Since becoming Supreme Leader of Iran in 1989, Khamenei has maintained cohesion amongst different political factions through a system of checks and balances. Almost like a trapeze artist, he has survived domestic challenges and threats of foreign-backed regime change by giving each major political faction a say in a different part of the system. For example, as means of keeping the conservatives happy when the reformists won the elections in 1997 and 2001, he allowed the conservatives to run the judiciary and the media. To maintain cohesiveness when the conservatives retook power through Ahmadinejad’s election in 2005, he allowed the president’s chief opponent, Ayatollah Ali Akbar Hashemi Rafsanjani, to run the Assembly of Experts as well the Expediency Council.
When Khamenei wanted to divest power from a group in the past, he did it in a very gradual manner. A chief example is his goal to wrestle political and economic power away from the clergy and hand it to non-religious conservatives, whom he views as being more loyal and capable of running the country. Since 2001, he has been carrying out this process, slowly and meticulously.
However, his support for Ahmadinejad before and after the elections, together with what many believe to be overwhelming election fraud that he has sanctioned, is almost out of character for Khamenei. Such moves are very sudden and extreme, unlike the punctilious way in which he has maneuvered around important issues and decisions in the past. They are also very provocative, not just for supporters of reformists, but because they are clearly efforts to isolate other powerful figures. These leaders include Rafsanjani and Karroubi, both of whom have vast business connections and are politically well-connected.
One possible reason for Khamenei’s recent decision is that he realized that unless he intervened, the reformists would win the elections. What concerned the Supreme Leader even more is the fact that the clergy, both right and left, were turning against the president, and ultimately, against him. Recently, for instance, the Society For Combatant Clergies, a powerful conservative group belonging to the clergy in Qom, decided “not to support any candidate in the presidential elections.” This was a politically correct way of saying that they would not support Ahmadinejad.

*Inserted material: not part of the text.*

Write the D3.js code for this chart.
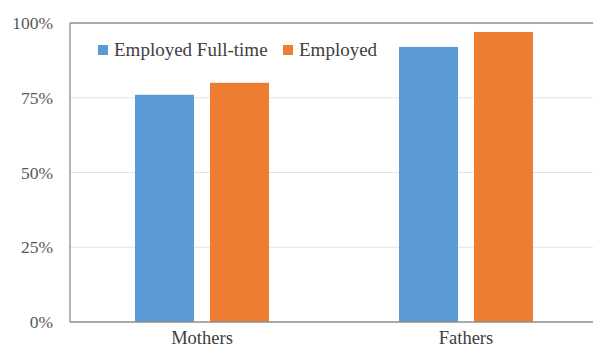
<!DOCTYPE html>
<html><head><meta charset="utf-8">
<script src="https://cdn.jsdelivr.net/npm/d3@7"></script>
<style>body{margin:0;background:#fff}svg{display:block}</style>
</head><body>
<script>
const categories = ["Mothers", "Fathers"];
const seriesNames = ["Employed Full-time", "Employed"];
const fullTime = [76, 92];
const employed = [80, 97];
const tickValues = [0, 25, 50, 75, 100];

const W = 593, H = 353;
const m = {left: 70, right: -5, top: 23, bottom: 31};
const svg = d3.select("body").append("svg").attr("width", W).attr("height", H);
const font = "'Liberation Serif', 'Times New Roman', serif";

const x = d3.scaleBand().domain(categories).range([m.left, W - m.right]).paddingInner(0).paddingOuter(0);
const y = d3.scaleLinear().domain([0, 100]).range([H - m.bottom, m.top]);
const colors = ["#5B9BD5", "#ED7D31"];
const series = [fullTime, employed];

// gridlines
svg.append("g").selectAll("line").data(tickValues.filter(v => v > 0 && v < 100)).join("line")
  .attr("x1", m.left).attr("x2", W).attr("y1", d => y(d)).attr("y2", d => y(d))
  .attr("stroke", "#e3e3e3").attr("stroke-width", 1.2);

// bars
const barW = 59, gap = 16;
const x1 = d3.scaleBand().domain(d3.range(series.length)).range([0, barW * 2 + gap]).paddingInner(gap / (barW + gap));
series.forEach((vals, si) => {
  svg.append("g").selectAll("rect").data(categories).join("rect")
    .attr("x", (c) => x(c) + x.bandwidth() / 2 - (barW * 2 + gap) / 2 + x1(si))
    .attr("width", x1.bandwidth())
    .attr("y", (c, i) => y(vals[i]))
    .attr("height", (c, i) => y(0) - y(vals[i]))
    .attr("fill", colors[si]);
});

// frame lines
svg.append("line").attr("x1", m.left).attr("x2", W).attr("y1", y(100)).attr("y2", y(100))
  .attr("stroke", "#8c8c8c").attr("stroke-width", 1.3);
svg.append("line").attr("x1", m.left).attr("x2", W).attr("y1", y(0)).attr("y2", y(0))
  .attr("stroke", "#8c8c8c").attr("stroke-width", 1.3);
svg.append("line").attr("x1", m.left).attr("x2", m.left).attr("y1", y(100)).attr("y2", y(0))
  .attr("stroke", "#8c8c8c").attr("stroke-width", 1.3);

// y axis labels
const yAxis = d3.axisLeft(y).tickValues(tickValues).tickFormat(d => d + "%").tickSize(0).tickPadding(17);
const ya = svg.append("g").attr("transform", `translate(${m.left},0)`).call(yAxis);
ya.select(".domain").remove();
ya.selectAll("text").attr("font-family", font).attr("font-size", 17.5).attr("fill", "#595959");

// x axis labels
const xAxis = d3.axisBottom(x).tickSize(0).tickPadding(9);
const xa = svg.append("g").attr("transform", `translate(0,${y(0)})`).call(xAxis);
xa.select(".domain").remove();
xa.selectAll("text").attr("font-family", font).attr("font-size", 18.5).attr("fill", "#404040");

// legend
const legendX = [98, 283];
const lg = svg.append("g");
seriesNames.forEach((name, i) => {
  lg.append("rect").attr("x", legendX[i]).attr("y", 45).attr("width", 10).attr("height", 10).attr("fill", colors[i]);
  lg.append("text").attr("x", legendX[i] + 16).attr("y", 56).text(name)
    .attr("font-family", font).attr("font-size", 19).attr("fill", "#404040");
});
</script>
</body></html>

As someone who has supported Ahmadinejad throughout his career, Khamenei took their decision as a rebuff against his own political ambitions.
A victory by the reformists, in cooperation with the clergy and Rafsanjani, would have created a powerful front against Khamenei. Instead of being loyalist soldiers like Ahmadinejad, they would have challenged his views in important areas, such as dealing with the United States. With Khamenei already viewing Obama’s positive overtures as a threat, any more internal dissent would have boosted Washington’s position against Iran in the negotiations.

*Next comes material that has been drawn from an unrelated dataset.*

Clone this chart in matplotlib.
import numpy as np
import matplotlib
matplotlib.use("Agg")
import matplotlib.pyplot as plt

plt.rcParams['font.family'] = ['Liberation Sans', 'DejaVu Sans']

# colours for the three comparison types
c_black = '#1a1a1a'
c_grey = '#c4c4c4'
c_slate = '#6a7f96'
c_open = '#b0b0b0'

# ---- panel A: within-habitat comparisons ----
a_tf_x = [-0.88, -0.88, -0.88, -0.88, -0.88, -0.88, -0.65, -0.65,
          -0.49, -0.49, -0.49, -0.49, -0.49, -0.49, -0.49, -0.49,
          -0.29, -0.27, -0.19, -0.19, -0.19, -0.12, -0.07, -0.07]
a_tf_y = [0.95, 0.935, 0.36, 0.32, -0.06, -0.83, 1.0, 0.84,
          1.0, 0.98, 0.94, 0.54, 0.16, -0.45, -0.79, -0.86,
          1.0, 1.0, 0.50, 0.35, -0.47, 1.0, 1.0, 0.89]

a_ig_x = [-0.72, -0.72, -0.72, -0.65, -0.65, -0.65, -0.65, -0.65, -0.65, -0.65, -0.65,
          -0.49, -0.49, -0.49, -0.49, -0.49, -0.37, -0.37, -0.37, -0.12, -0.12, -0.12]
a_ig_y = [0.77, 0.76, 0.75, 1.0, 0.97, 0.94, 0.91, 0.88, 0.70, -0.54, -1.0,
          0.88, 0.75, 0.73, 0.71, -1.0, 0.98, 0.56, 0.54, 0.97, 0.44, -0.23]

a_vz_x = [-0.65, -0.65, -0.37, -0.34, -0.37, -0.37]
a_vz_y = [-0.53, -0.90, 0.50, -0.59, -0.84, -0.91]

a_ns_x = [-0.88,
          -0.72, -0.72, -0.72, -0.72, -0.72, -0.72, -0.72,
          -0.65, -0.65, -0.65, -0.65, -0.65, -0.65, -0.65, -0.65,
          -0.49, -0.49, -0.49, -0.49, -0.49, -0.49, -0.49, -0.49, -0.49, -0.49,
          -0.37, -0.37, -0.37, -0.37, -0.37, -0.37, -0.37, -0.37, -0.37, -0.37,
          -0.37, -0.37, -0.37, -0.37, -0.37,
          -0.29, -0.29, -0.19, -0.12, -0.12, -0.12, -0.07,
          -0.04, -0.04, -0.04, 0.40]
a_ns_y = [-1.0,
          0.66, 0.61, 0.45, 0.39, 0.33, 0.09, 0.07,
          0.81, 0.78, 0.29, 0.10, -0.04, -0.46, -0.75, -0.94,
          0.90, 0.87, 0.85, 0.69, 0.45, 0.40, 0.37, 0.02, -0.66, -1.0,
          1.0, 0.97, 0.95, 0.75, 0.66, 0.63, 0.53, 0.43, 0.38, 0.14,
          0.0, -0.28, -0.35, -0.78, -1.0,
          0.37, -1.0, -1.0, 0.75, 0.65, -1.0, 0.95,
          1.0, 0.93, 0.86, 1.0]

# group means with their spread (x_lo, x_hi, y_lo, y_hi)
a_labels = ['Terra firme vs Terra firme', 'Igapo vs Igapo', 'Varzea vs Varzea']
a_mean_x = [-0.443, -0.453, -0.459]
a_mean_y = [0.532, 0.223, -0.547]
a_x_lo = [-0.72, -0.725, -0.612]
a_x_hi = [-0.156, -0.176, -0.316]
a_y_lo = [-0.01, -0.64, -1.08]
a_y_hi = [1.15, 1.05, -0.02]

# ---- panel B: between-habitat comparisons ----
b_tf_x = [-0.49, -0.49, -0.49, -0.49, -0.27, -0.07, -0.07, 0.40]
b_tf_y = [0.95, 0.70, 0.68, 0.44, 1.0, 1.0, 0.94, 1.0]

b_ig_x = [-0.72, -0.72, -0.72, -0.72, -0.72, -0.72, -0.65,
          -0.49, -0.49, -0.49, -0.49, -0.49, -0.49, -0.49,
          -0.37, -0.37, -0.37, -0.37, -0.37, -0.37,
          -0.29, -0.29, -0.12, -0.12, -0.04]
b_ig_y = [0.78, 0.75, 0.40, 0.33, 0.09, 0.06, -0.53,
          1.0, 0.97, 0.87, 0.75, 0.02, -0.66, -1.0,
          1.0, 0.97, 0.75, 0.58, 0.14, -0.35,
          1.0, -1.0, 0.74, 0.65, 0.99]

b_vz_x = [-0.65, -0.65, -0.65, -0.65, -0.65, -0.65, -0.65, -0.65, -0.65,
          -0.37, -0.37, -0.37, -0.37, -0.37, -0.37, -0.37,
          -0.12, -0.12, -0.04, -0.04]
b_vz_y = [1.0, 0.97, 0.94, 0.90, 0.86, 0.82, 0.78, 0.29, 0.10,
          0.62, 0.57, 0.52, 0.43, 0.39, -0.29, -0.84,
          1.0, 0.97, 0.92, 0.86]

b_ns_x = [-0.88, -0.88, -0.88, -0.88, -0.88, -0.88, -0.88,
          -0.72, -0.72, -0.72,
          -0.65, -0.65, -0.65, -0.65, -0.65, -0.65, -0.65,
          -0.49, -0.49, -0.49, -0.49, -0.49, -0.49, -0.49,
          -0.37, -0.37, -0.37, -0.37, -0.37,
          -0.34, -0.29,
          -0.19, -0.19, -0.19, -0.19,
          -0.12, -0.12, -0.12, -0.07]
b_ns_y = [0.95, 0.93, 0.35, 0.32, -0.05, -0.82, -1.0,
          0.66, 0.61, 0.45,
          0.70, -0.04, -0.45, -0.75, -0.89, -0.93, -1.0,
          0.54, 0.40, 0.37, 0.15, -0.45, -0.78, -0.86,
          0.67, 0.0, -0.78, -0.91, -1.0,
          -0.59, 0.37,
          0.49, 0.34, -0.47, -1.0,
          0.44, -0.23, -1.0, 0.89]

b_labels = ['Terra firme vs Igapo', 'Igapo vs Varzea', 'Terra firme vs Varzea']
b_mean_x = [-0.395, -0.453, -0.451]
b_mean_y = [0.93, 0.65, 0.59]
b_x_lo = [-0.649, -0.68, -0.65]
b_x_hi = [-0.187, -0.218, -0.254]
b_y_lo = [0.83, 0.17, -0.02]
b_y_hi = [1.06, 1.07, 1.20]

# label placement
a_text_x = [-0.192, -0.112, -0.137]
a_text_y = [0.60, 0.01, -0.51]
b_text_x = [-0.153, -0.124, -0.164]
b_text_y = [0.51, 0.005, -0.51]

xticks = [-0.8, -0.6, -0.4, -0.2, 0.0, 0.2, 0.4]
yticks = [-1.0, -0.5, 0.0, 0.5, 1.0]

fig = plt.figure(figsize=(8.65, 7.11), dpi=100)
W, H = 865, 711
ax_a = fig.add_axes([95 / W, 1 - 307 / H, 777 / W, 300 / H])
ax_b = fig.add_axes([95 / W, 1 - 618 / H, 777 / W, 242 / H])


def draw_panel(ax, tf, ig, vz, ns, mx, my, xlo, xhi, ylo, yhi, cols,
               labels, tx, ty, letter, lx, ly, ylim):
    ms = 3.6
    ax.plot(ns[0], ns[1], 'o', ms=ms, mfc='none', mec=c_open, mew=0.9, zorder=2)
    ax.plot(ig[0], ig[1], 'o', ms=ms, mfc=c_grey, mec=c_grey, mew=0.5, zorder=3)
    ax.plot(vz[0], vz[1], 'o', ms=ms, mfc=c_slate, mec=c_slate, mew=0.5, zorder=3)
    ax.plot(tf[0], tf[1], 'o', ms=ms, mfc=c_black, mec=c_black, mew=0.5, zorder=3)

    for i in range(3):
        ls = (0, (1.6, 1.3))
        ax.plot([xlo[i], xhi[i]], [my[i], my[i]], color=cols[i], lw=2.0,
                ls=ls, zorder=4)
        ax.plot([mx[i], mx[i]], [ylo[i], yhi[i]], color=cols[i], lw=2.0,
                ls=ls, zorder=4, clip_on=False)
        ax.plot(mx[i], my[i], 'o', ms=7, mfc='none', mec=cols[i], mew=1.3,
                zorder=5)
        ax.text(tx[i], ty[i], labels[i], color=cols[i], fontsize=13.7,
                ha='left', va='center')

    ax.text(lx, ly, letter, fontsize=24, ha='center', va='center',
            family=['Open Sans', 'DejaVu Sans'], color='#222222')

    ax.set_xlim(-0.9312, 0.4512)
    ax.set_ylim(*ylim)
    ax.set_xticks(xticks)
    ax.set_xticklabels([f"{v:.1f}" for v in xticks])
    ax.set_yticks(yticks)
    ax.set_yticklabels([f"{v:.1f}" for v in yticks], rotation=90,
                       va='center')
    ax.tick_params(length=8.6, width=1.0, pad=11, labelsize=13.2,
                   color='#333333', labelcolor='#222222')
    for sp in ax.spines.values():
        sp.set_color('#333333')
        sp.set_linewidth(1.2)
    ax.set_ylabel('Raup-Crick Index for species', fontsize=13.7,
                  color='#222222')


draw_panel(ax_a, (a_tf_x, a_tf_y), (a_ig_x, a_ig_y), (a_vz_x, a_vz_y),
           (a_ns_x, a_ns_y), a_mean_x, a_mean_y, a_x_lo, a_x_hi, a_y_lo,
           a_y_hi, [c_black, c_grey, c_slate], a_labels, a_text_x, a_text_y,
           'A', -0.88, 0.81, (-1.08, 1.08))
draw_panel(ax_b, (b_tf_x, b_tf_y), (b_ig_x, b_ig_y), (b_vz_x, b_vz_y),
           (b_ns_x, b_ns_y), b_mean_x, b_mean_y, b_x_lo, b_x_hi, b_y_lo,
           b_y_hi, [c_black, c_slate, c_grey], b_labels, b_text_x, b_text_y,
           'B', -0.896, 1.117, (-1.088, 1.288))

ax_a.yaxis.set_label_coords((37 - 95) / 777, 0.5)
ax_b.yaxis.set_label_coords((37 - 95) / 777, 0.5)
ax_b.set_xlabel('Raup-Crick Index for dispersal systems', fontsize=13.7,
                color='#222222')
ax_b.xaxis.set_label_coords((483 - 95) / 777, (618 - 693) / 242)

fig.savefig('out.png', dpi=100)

There is also the question of Khamenei’s succession. In Iran, the choice for president is not the most important political decision; the choice for the next Supreme Leader is. This is a decision which according to the country’s constitution has to be made by the Assembly of Experts, an 86-member body comprised of clerics whose religious rank must be at least Hojatoelslam, if not Ayatollah. In reality, however, the choice for next Supreme Leader is one which the Assembly of Experts usually rubber stamps. This is what happened when Khamenei himself was elected to the post; the decision belonged to his predecessor, Ayatollah Khomeini. Khamenei would also like to exercise this choice. Otherwise, Rafsanjani, the current head of Assembly of Experts, may make this decision. As the two have been rivals for many years, Khamenei would be right to be concerned.
A coalition of reformers and clergy, with Rafsanjani’s backing, could have challenged Khamenei’s choice for the next Supreme Leader. This concerns Khamenei not simply as a threat to his prestige, but also to his family’s welfare and political ambitions. Some analysts believe Khamenei wishes to secure his family’s well-being by appointing his son Mojtaba to replace him as Supreme Leader. Khamenei has been described as “Ali of the age” more and more in the Iranian media. This is a reference to Imam Ali, the first Shiite Imam who passed on the reigns to his son Hassan. It is very possible that the reason Khamenei is being referred to as the current version of Imam Ali is to prepare the ground for him to pass on power in the same manner.
Even if Mojtaba, who is considered a shrewd behind-the-scenes political operator, is not appointed, Khamenei will still want someone who will protect his family’s business and political interests. Otherwise, they may end up isolated like Khomeini’s family.
Ensuring that Ahmadinejad continues as president and that a coalition of powerful figures and reformers does not gain power is an overwhelming concern for the Supreme Leader, which may explain his actions surrounding Iran’s most controversial elections to date.